A well-known Palestinian terrorist active during the Second Intifada and released this year as part of a ceasefire deal with Hamas, lamented the futility of Palestinian attempts to achieve a sovereign state, in his first interview since his release, published in The New York Times on Tuesday.

“We [the Palestinians] have to reconsider our tools,” said Zakaria Zubeidi, who was arrested for organizing dozens of attacks during the Second Intifada while heading the al-Aqsa Martyrs’ Brigades in Jenin. Zubeidi was released in exchange for hostages held by Hamas in January.
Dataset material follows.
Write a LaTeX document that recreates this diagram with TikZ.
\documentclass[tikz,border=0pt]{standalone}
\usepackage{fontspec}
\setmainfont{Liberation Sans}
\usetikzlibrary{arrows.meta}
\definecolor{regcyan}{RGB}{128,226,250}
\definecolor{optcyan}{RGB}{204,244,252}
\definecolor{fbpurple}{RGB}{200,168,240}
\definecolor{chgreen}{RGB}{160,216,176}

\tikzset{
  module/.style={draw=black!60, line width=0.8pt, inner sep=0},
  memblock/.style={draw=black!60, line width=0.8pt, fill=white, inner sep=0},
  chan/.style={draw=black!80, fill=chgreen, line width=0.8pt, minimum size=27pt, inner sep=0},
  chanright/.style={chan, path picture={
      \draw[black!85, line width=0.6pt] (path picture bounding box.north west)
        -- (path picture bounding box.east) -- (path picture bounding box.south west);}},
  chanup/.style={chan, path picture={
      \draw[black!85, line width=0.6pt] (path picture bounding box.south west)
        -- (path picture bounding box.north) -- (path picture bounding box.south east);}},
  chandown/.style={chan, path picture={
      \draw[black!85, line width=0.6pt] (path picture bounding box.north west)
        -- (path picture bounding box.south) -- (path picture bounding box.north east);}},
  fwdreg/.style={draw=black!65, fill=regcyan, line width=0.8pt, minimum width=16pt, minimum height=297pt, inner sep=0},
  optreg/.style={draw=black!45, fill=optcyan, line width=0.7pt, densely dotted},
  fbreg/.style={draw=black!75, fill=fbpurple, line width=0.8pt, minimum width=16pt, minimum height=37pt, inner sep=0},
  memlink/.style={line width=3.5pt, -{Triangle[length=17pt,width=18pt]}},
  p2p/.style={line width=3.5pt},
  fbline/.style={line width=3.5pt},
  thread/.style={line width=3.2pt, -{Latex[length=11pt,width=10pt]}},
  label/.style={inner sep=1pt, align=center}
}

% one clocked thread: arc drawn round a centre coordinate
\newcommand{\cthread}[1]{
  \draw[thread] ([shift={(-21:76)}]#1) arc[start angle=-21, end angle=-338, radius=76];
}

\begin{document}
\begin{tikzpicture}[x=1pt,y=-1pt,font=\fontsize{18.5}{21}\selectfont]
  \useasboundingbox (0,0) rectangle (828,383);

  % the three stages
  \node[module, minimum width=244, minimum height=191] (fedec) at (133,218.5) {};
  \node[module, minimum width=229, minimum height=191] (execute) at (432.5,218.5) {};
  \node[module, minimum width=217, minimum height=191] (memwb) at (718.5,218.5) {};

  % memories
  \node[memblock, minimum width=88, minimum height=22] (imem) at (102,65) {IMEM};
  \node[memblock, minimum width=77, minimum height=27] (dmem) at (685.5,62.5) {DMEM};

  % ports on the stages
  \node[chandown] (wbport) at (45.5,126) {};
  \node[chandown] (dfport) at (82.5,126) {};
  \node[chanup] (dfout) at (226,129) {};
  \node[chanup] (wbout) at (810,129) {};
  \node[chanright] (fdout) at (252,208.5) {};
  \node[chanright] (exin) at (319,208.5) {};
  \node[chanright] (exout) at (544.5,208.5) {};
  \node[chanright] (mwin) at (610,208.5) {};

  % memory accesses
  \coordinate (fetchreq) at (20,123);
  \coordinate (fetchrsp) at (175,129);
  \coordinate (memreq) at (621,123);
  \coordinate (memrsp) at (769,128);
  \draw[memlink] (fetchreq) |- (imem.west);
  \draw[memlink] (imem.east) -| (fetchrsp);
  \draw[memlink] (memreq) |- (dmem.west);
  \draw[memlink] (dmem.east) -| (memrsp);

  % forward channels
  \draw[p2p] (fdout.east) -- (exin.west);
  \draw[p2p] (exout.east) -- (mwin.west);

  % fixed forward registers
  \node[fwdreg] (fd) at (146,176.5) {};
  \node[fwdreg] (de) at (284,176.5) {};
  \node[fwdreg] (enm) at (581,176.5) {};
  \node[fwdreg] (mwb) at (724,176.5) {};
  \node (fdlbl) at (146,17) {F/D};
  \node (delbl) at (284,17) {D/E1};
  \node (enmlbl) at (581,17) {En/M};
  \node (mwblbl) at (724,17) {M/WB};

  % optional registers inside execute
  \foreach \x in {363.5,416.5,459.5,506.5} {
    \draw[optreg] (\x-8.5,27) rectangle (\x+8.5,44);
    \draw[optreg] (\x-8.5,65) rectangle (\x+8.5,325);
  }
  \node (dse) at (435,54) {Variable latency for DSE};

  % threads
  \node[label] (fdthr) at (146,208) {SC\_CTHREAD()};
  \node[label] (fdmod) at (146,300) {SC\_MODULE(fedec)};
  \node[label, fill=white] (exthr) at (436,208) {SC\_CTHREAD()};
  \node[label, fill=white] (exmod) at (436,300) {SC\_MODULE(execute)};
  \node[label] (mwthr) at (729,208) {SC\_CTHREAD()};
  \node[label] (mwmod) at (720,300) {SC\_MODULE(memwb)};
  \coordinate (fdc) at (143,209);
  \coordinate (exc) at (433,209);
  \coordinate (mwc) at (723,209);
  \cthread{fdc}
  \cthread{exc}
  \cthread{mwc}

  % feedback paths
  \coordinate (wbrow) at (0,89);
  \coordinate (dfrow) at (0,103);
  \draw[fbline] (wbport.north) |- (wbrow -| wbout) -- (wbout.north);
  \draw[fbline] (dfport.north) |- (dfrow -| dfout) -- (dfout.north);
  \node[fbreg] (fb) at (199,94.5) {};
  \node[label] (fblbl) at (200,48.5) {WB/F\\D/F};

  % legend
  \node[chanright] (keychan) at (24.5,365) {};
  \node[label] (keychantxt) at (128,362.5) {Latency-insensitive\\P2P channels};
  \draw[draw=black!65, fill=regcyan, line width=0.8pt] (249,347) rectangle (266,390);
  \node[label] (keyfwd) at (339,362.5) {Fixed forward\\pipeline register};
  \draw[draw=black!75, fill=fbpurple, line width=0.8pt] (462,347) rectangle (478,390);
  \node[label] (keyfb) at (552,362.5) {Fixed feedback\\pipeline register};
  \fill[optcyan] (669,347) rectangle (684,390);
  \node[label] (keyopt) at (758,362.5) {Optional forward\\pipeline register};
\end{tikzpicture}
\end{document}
“We founded a theater, and we tried cultural resistance — what did that do?” he continued, referring to a theater program he co-founded in Jenin alongside a left-wing Israeli actor and Swedish activist. “We tried the rifle, we tried shooting. There’s no solution,” he said. According to the paper, Zubedia felt that, “None of it had helped forge a Palestinian state [and] it may never do so.”

He emphasized that his involvement with the theater was not a transition from or denunciation of armed Palestinian activity, saying: “It’s not about being one thing or another…How did I open the theater door? I broke it with my rifle.”

The Times also wrote that since his release, he has started a Ph.D. at Birzeit University in the West Bank in Israel studies.

During the rise of the Second Intifada in the early 2000s, Zubeidi “joined a militia in Jenin in the belief that it was the best way of achieving Palestinian sovereignty,” according to the interview, eventually becoming the head of the al-Aqsa Martyrs’ Brigades in the city.

Zakaria Zubeidi (C), who escaped from Israel’s high-security Gilboa prison, surrounded by prison guards as he arrives for a court hearing in the northern Israeli city of Nazareth, May 22, 2022 (Oren Ziv/POOL)

Zubeidi denied involvement in any murder, according to the newspaper, though Israel held him responsible for ordering several attacks that resulted in multiple deaths, and for 24 offenses, mostly related to violence. Zubeidi was also among six prisoners who escaped from Gilboa prison in 2021, before being recaptured days later.

Zubeidi also said that he lost his teeth and was repeatedly beaten by Israeli guards during his imprisonment, though the Israel Prison Service denied this and similar claims from other releasees in a statement to The New York Times, saying it was “not aware of the claims [described], and as far as we know, no such events have occurred.”

Upon witnessing after his release Israel’s strikes in Gaza in response to Hamas’s October 7, 2023, massacre, as well as the aftermath of Israeli raids in the West Bank, Zubeidi assessed that “On every front, Palestinian strategies seemed to be failing,” according to the paper. Zubeidi’s son was also among five Palestinian gunmen killed in an Israeli strike on the West Bank last year.

Zubeidi claimed that “There is no peaceful solution and there is no military solution” for Palestinians, “because the Israelis don’t want to give us anything.”

“It’s impossible to uproot us from here,” he continued, “And we don’t have any tools to uproot them.”

Zubeidi was granted amnesty by Israel in 2007, but in 2019, he was arrested again and charged with taking part in two shooting attacks against Israeli buses in the West Bank, with additional allegations dating back to the early 2000s added to the charge sheet.

After his escape from prison in 2021, five more years were added to his sentence.

When the former Jenin terror chief was released in January, he was greeted in Ramallah by a jubilant crowd of hundreds of Palestinians, who hoisted him on their shoulders in celebration.

After his release, Defense Minister Israel Katz threatened Zubeidi, he would “meet old friends” if he made the mistake of returning to carry out terror activities.